Even after lawmakers approved a regulatory framework for stablecoins, their interest in laws overseeing cryptocurrencies has not ebbed.
Months after the signing of the Genius Act in July, which set ground rules for issuance and use of stablecoins, lawmakers are considering the Clarity Act, which sets market structure for digital assets.
The Guiding and Establishing National Innovation for U.S. Stablecoins (Genius) Act “makes stablecoins an approved payment mechanism in the U.S.," said Roy Ben-Hur, digital assets financial services leader for Deloitte.
However, the Digital Asset Market Clarity Act — or simply just Clarity Act — “draws some lines on when a token is treated like a security and when it becomes a digital commodity," said Deborah Kovsky-Apap, a partner at the law firm Troutman Pepper Locke. "The law is more focused on a division of jurisdiction between the [Securities and Exchange Commission] and the [Commodity Futures Trading Commission].”
Stablecoins are cryptocurrencies tied to the value of a fiat currency, such as the dollar, which theoretically makes them more stable in value compared to volatile digital assets such as Bitcoin.
The Clarity Act was approved by the U.S House of Representatives in July and is currently being debated by two U.S. Senate committees.
The House and Senate versions of the bill are different, Ben-Hur stressed, but both require anyone trading digital currencies to follow the same disclosure and registration requirements as those trading other assets and commodities.
“If it falls under SEC, that it will be classified as investment contract asset and subject to all SEC jurisdictions," he said.
While the Genius Act is specific to stablecoins, the Clarity Act deals with all manner of digital assets and tokens, including cryptocurrencies like Bitcoin and stablecoins, Ben-Hur said.

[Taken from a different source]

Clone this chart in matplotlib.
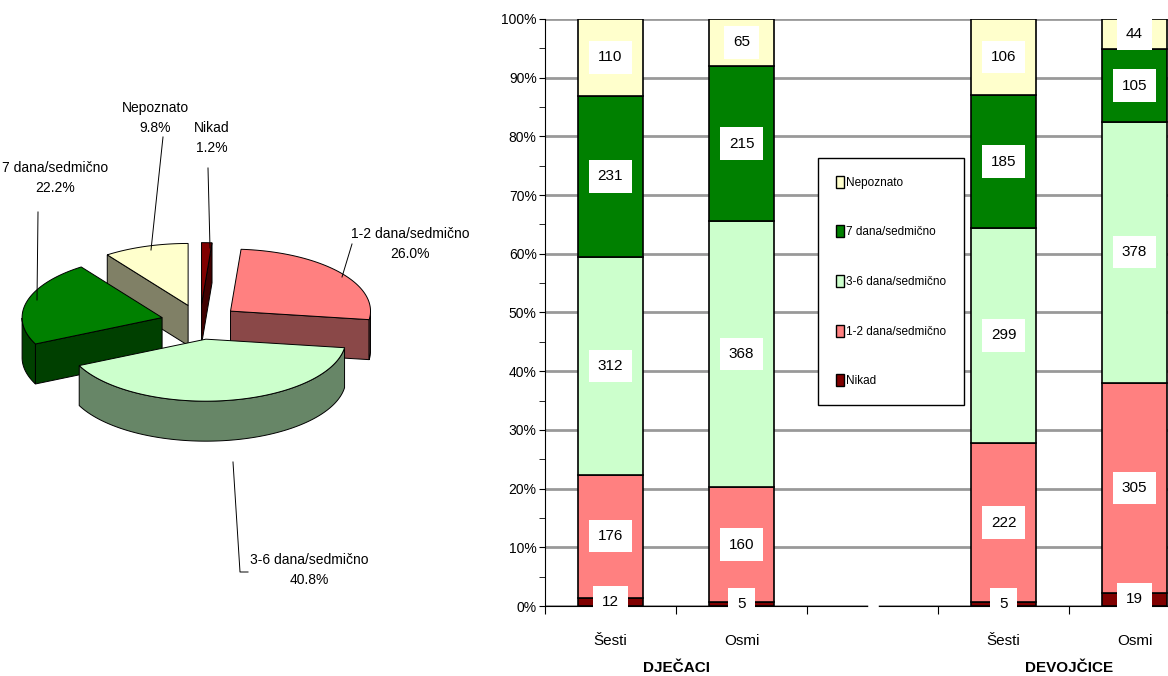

How will regulators decide which digital currencies are to be regulated by the Commodity Futures Trading Commission and which are assets that will be regulated by the Securities and Exchange Commission?
“It’s complicated," said Alejandro Latorre, a principal for the consulting and accounting firm Ernst and Young's risk management advisory practice.
In short, a series of tests will determine which bucket a digital asset falls into, he said.
Those tests can be head-spinningly complex, but put simply, if a digital currency is specifically tied to the value of a company, it's an asset under the purview of the SEC, Kovsky-Apap said.
But cryptocurrencies and other digital tokens that are openly traded in marketplaces and are not tied to a specific company are more likely to be classified as commodities, she said.
And a specific cryptocurrency or stablecoin won't necessarily remain under the same category throughout its lifetime, Kovsky-Apap stressed.
A digital asset tied to the value of a specific company can become a commodity if it becomes available in a marketplace accessible to the general public, she said.
With the Clarity Act, lawmakers are trying to find a regulatory "Goldilocks zone," said Patrick Witt, who is the executive director of the President's Council of Advisors for Digital Assets.
Regulations should be stringent enough “to allow market participants to have the clarity that they need to participate in the space, but not so much that it becomes overly burdensome," he said in a March 2 panel at the Economic Club of New York.
However, it's not clear if the Clarity Act will become law.
The legislation is caught in a battle between cryptocurrency advocates and banks who disagree over whether digital currencies should yield a return similar to assets such as treasury bonds.
The Genius Act specifically bars yields on stablecoins, but the law included loopholes that could allow stablecoin yields that the House version of the Clarity Act seeks to close, Kovsky-Apap said. Banks want that language included in the final version, while crypto supporters want it removed.
In a social media post, President Donald Trump gave the two sides until March 1 to come to an agreement, but that deadline came and went with no compromise, putting the bill’s passage in doubt.